A U.S. District Court recently ruled that New York can stop payday lenders from making loans, even when those loans are originated from tribal offices outside New York. This ruling expanded the state’s jurisdiction over lenders to tribal sovereign enterprises. This is not only inconsistent with Supreme Court precedent; it attacks the very notion of tribal sovereignty.
In August, New York’s Department of Financial Services Superintendent Benjamin Lawsky issued a cease-and-desist order to tribal lenders conducting business with New York residents on the basis that their loans violated New York’s cap on interest rates. It might seem silly that Lawsky would try to stop a consensual agreement between lender and borrower, but you can’t blame him too much. He is following the time-honored New York tradition of using government to limit the choices of others. Don’t think people should eat trans fat? Ban it. Drinking too much sugar? Goodbye, Big Gulps.
“The tribal lenders are providing something that is desperately lacking in New York’s financial markets: competition.”
When it comes to lending, New York has a 16% usury cap on loans. Despite the fact that two people might agree they are both better off if one lends to the other at a rate over 16%, the government of New York has decided it knows best.
New York’s nanny-state preferences aside, the law is clear that the state’s jurisdiction stops at its borders. The State of New York cannot extend its sovereignty over Native American reservations that are not even within the borders of New York, regardless of what Lawsky might think, and the recent court ruling is not likely to hold in the long run.

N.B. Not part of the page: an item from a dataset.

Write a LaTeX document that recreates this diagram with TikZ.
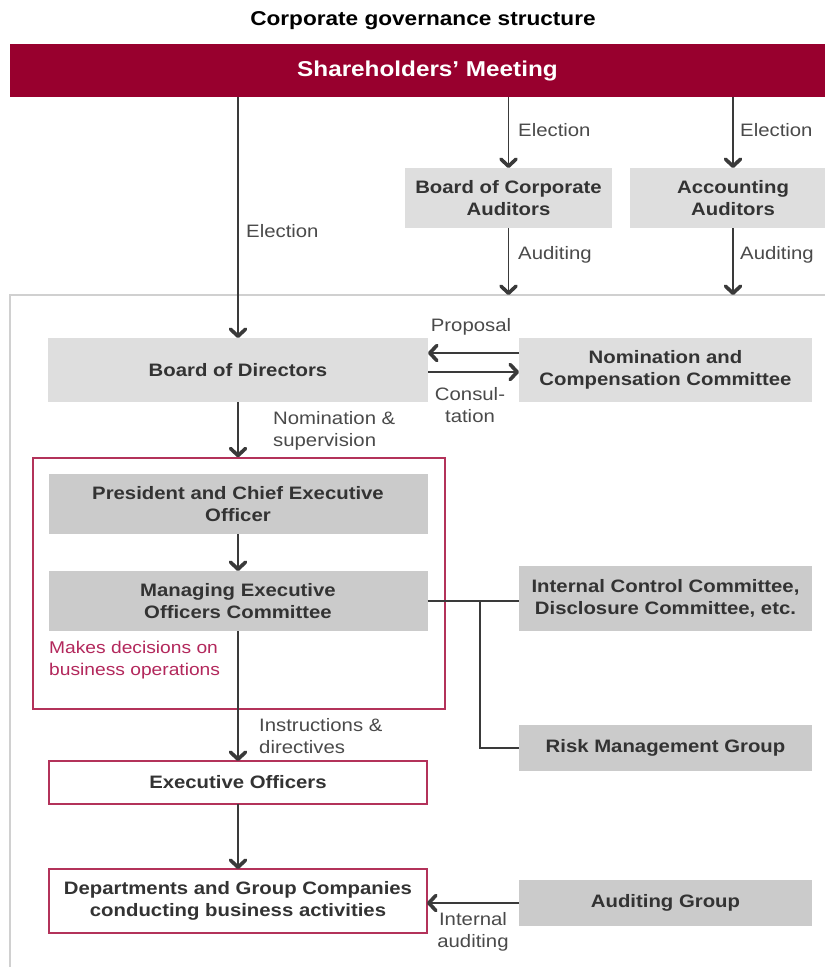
\documentclass[tikz,border=0pt]{standalone}
\usepackage{fontspec}
\setmainfont[FakeStretch=1.13]{Liberation Sans}
\usetikzlibrary{arrows.meta}
\definecolor{banner}{HTML}{98002E}
\definecolor{lightbox}{HTML}{DEDEDE}
\definecolor{darkbox}{HTML}{CBCBCB}
\definecolor{boxtext}{HTML}{333333}
\definecolor{lbltext}{HTML}{4A4A4A}
\definecolor{redline}{HTML}{B3325A}
\definecolor{redtext}{HTML}{B3285C}
\definecolor{lncol}{HTML}{3A3A3A}
\definecolor{framecol}{HTML}{D0D0D0}
\tikzset{
  boxbase/.style={inner sep=0pt, outer sep=0pt, align=center, text=boxtext,
    font=\fontsize{18}{22.5}\selectfont\bfseries},
  litebox/.style={boxbase, fill=lightbox},
  darkgray/.style={boxbase, fill=darkbox},
  redbox/.style={boxbase, draw=redline, line width=1.4pt, fill=white},
  lbl/.style={inner sep=0pt, align=left, text=lbltext, font=\fontsize{18}{22.5}\selectfont},
  ln/.style={draw=lncol, line width=1.6pt},
  arr/.style={ln, -{Straight Barb[length=7pt,width=15pt,line width=3.6pt,round]}},
}
\begin{document}
\begin{tikzpicture}[x=1pt,y=-1pt]
\clip (0,0) rectangle (825,967);
\fill[white] (0,0) rectangle (825,967);
% title
\node[inner sep=0pt, font=\fontsize{20}{24}\selectfont\bfseries] (title) at (423,21) {Corporate governance structure};
% banner
\node[fill=banner, inner sep=0pt, minimum width=835pt, minimum height=53pt, text=white,
  font=\fontsize{21.5}{26}\selectfont\bfseries] (sm) at (427.5,70.5) {Shareholders’ Meeting};
% frame
\coordinate (ftop) at (10,295);
\draw[framecol, line width=2pt] (830,295) -- (ftop) -- (10,970);
% red group box
\node[draw=redline, line width=1.4pt, inner sep=0pt, minimum width=412pt, minimum height=251pt] (grp) at (239,583.5) {};
% boxes
\node[litebox, minimum width=207pt, minimum height=60pt] (bca) at (508.5,198) {Board of Corporate\\Auditors};
\node[litebox, minimum width=206pt, minimum height=60pt] (aa) at (733,198) {Accounting\\Auditors};
\node[litebox, minimum width=380pt, minimum height=64pt] (bod) at (238,370) {Board of Directors};
\node[litebox, minimum width=293pt, minimum height=64pt] (ncc) at (665.5,370) {Nomination and\\Compensation Committee};
\node[darkgray, minimum width=379pt, minimum height=60pt] (pceo) at (238,504) {President and Chief Executive\\Officer};
\node[darkgray, minimum width=379pt, minimum height=60pt] (meoc) at (238,601) {Managing Executive\\Officers Committee};
\node[darkgray, minimum width=293pt, minimum height=65pt] (icc) at (665.5,598.5) {Internal Control Committee,\\Disclosure Committee, etc.};
\node[darkgray, minimum width=293pt, minimum height=46pt] (rmg) at (665.5,748) {Risk Management Group};
\node[redbox, minimum width=378pt, minimum height=43pt] (eo) at (238,782.5) {Executive Officers};
\node[redbox, minimum width=378pt, minimum height=64pt] (dep) at (238,901) {Departments and Group Companies\\conducting business activities};
\node[darkgray, minimum width=293pt, minimum height=46pt] (ag) at (665.5,903) {Auditing Group};
% connectors
\draw[arr] (bod.north |- sm.south) -- (bod.north);
\draw[arr] (bca.north |- sm.south) -- (bca.north);
\draw[arr] (aa.north |- sm.south) -- (aa.north);
\draw[arr] (bca.south) -- (bca.south |- ftop);
\draw[arr] (aa.south) -- (aa.south |- ftop);
\draw[arr] ([yshift=17pt]ncc.west) -- ([yshift=17pt]ncc.west -| bod.east);
\draw[arr] ([yshift=-2pt]bod.east) -- ([yshift=-2pt]bod.east -| ncc.west);
\draw[arr] (bod.south) -- (bod.south |- grp.north);
\draw[arr] (pceo.south) -- (pceo.south |- meoc.north);
\coordinate (br) at (480,601);
\draw[ln] (meoc.east) -- (meoc.east -| icc.west);
\draw[ln] (br) |- (rmg.west);
\draw[arr] (meoc.south) -- (meoc.south |- eo.north);
\draw[arr] (eo.south) -- (eo.south |- dep.north);
\draw[arr] (ag.west) -- (ag.west -| dep.east);
% labels
\node[lbl, anchor=west] (l1) at (246,231) {Election};
\node[lbl, anchor=west] (l2) at (518,130) {Election};
\node[lbl, anchor=west] (l3) at (740,130) {Election};
\node[lbl, anchor=west] (l4) at (518,255) {Auditing};
\node[lbl, anchor=west] (l5) at (740,255) {Auditing};
\node[lbl, align=center] (l6) at (471,327) {Proposal};
\node[lbl, align=center] (l7) at (470,405) {Consul-\\tation};
\node[lbl, anchor=west] (l8) at (273,431) {Nomination \&\\supervision};
\node[lbl, anchor=west, text=redtext, font=\fontsize{17}{21.5}\selectfont] (l9) at (49,660) {Makes decisions on\\business operations};
\node[lbl, anchor=west] (l10) at (259,736) {Instructions \&\\directives};
\node[lbl, align=center] (l11) at (473,932) {Internal\\auditing};
\end{tikzpicture}
\end{document}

There were two basic questions at the heart of the dispute that the U.S. District Court had to weigh in its ruling. First, does tribal sovereign immunity apply to commercial activities, such as lending, or is it limited to purely governmental functions? Second, does tribal immunity cover activity where some part of that activity, such as one side of a transaction, exists outside the boundaries of the reservation?
Both questions already have answers.
The commercial activity question was clearly decided by the U.S. Supreme Court in 1991’s Oklahoma Tax Commission v. Citizen Band Potawatomi Indian Tribe of Oklahoma decision, leaving no doubt that tribal commercial activity enjoys sovereign immunity. This is also consistent with the common practice of nontribal U.S. government activities. Many activities of New York State or the federal government are commercial in nature. Those activities enjoy sovereign immunity. The same principle holds for tribal governments. Tribes are not “second class” governments.
The second issue has also been settled by the Supreme Court in 1998’s Kiowa Tribe of Oklahoma v. Manufacturing Technologies decision, which ruled that even when tribes entered into activities executed off-reservation, they still enjoyed sovereign immunity. The Kiowa holding more than covers the current New York payday issue. The loans, which Lawsky wants to ban, were officially entered into on tribal land. Borrowers agreed to be bound by tribal law. The payday loans which Lawsky wants to prohibit were executed on tribal lands in Oklahoma and Michigan, not in the State of New York.
There was no coercion or deception. These were voluntary agreements reached between borrower and lender where both agreed to be covered by sovereign tribal law. Whatever Lawsky’s feelings are about the rest of us being able to make decisions for ourselves, in this case, the choice is not his to make.
The evidence is also clear that these transactions benefit the borrowers. Outright payday banshave been associated with increases in bankruptcy, as families are unable to borrow to cover short-term emergencies. Bans also force borrowers into informal transactions, where the terms are considerably more onerous than any witnessed in the payday industry. At 16%, New York’s prohibition essentially renders any payday products unprofitable.
The evidence, such as that produced by the Federal Reserve Bank of New York, also suggests that increased competition drives down the cost of consumer borrowing, whereas regulation generally increases that cost. The tribal lenders are providing something that is desperately lacking in New York’s financial markets: competition. Instead of attacking that competition, Lawsky should be welcoming it.
The District Court’s decision is unlikely to be the last word. Issues of tribal sovereignty have regularly made it before the U.S. Supreme Court for the very reason that state governments have often been hostile to the sovereign rights of tribal governments. Debates as to the free financial choices of individuals are also unlikely to fade anytime soon.
We have regularly seen tribes attacked whenever they dared engage in commercial activity — such as selling cigarettes or operating casinos — that does not conform to the prudish tastes of upper-class America. Even if these activities did harm consumers — doubtful as they were freely entered into — the harm would appear quite minor compared to that which has been repeatedly imposed upon the U.S. Native American population.